A wiecie co najbardziej podoba się w Rzeszowie Nikoli Kovacevićowi?

Nie, nie Pomnik Wielkiej, ahm, Czynu Rewolucyjnego.

Aczkolwiek ciągle czekamy na relacje nowych zawodników mistrza Polski z pierwszego zetknięcia z najsłynniejszym zabytkiem Podkarpacia. Nikola, póki co, zachwala miejscowy...supermarket.
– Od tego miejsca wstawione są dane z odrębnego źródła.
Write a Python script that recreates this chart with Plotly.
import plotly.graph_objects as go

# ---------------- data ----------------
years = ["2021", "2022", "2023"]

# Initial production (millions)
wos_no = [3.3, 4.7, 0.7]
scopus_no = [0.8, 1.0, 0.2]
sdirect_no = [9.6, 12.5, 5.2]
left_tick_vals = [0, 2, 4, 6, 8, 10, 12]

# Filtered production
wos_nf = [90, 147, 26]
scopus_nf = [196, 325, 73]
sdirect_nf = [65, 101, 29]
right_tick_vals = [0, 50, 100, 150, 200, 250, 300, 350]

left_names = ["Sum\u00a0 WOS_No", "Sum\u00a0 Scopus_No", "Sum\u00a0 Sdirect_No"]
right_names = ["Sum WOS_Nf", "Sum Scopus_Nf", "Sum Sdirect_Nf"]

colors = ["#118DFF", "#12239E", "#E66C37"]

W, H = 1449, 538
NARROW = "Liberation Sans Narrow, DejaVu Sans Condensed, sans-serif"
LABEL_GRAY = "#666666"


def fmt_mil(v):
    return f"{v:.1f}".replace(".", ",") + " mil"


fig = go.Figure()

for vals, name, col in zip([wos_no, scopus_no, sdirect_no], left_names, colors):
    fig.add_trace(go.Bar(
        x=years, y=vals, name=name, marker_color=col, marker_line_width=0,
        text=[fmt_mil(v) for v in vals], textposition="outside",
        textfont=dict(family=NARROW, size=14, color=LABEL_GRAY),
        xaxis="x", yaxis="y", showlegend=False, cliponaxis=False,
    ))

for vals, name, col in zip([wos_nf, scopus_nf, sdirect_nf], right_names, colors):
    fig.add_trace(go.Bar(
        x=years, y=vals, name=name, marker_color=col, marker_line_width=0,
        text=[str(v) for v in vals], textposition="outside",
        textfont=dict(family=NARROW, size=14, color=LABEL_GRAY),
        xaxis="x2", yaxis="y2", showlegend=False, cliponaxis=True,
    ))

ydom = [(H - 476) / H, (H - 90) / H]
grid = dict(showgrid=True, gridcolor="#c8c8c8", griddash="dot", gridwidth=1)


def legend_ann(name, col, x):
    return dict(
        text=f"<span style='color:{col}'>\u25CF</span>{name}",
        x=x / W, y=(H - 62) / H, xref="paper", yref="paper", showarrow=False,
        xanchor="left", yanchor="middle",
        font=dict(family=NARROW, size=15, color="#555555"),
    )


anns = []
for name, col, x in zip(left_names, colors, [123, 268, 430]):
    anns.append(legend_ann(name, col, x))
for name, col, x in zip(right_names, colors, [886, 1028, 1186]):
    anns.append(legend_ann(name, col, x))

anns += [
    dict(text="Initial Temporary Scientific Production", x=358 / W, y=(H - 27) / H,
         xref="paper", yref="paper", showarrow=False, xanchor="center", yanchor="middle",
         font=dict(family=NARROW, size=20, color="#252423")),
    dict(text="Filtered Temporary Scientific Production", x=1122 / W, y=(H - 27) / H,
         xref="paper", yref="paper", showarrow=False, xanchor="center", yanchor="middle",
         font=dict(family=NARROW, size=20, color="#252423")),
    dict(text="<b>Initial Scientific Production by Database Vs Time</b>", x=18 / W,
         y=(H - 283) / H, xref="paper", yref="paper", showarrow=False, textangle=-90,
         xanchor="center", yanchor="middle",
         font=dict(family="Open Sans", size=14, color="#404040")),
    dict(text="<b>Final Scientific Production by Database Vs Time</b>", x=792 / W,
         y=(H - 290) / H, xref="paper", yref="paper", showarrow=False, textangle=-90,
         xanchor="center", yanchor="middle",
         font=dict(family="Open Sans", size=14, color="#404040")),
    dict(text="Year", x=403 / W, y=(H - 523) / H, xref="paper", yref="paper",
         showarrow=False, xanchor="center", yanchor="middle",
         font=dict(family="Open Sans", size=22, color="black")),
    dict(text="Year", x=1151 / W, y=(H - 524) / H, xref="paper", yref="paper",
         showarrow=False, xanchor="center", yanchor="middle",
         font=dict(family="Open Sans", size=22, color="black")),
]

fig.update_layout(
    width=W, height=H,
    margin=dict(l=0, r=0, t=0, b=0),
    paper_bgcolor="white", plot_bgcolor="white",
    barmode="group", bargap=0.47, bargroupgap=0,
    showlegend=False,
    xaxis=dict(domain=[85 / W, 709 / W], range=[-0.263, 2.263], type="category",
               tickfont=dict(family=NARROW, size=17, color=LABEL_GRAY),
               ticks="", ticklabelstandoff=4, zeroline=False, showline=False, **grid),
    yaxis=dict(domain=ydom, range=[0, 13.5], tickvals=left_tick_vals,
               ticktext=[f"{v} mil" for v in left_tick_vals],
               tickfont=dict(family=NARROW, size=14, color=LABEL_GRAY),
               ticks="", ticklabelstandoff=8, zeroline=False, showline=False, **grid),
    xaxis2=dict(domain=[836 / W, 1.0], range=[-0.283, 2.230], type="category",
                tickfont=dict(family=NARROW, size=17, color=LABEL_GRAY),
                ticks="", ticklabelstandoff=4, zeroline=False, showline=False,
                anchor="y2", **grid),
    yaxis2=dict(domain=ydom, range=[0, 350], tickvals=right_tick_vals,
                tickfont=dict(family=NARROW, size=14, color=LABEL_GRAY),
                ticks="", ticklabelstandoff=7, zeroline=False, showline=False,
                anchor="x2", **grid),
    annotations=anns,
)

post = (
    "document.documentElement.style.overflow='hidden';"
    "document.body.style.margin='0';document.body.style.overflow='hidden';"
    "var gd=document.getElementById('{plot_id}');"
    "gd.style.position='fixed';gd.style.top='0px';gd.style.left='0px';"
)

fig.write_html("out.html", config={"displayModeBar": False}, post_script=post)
Ale spokojnie, szybko tłumaczy, że to dlatego, że nie miał jeszcze sposobności zobaczyć miasta i jest to właściwe jedyne miejsce, w którym był.

Bidulek na pierwszym poniedziałkowym treningu w swoim nowym zespole stawił się prosto z samochodu, którym podróżował do Polski nocą, nie był więc pierwszej świeżości i ochoty do zajęć, zdążył jednak zaznajomić się siłownią i zaznacza, że z lepszym sprzętem w swojej karierze klubowej się nie zetknął.
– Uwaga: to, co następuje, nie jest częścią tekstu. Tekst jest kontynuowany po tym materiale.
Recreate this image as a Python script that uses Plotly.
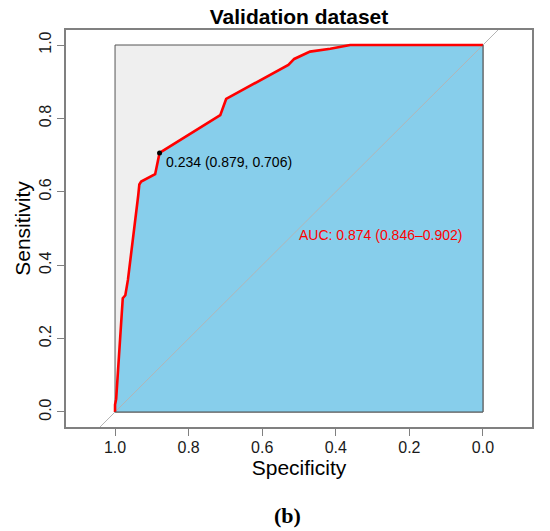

Wczoraj martwiłyśmy się nieco o poczynania towarzyskie Ziomka osamotnionego wśród rosyjskich kolegów, dziś możemy poczynić to samo nad Serbem, który jest jednym z nielicznych zawodników Resoviii nie znającym naszego ojczystego języka. Jak się okazuje, Kovacević nie ma takich obaw, co więcej, pierwsze przyjaźnie zostały już zawarte.

Zaznajomiłem się nieco z Achremem i Tichackiem. Z rozgrywek reprezentacyjnych znam też paru polskich zawodników, mam nadzieje, że stworzymy wspaniały team - mówi siatkarz w rozmowie z sportowefakty.pl.

Dobra Zibi, nie żeby coś, ale ktoś ten wieczorek zapoznawczy zrobić musi.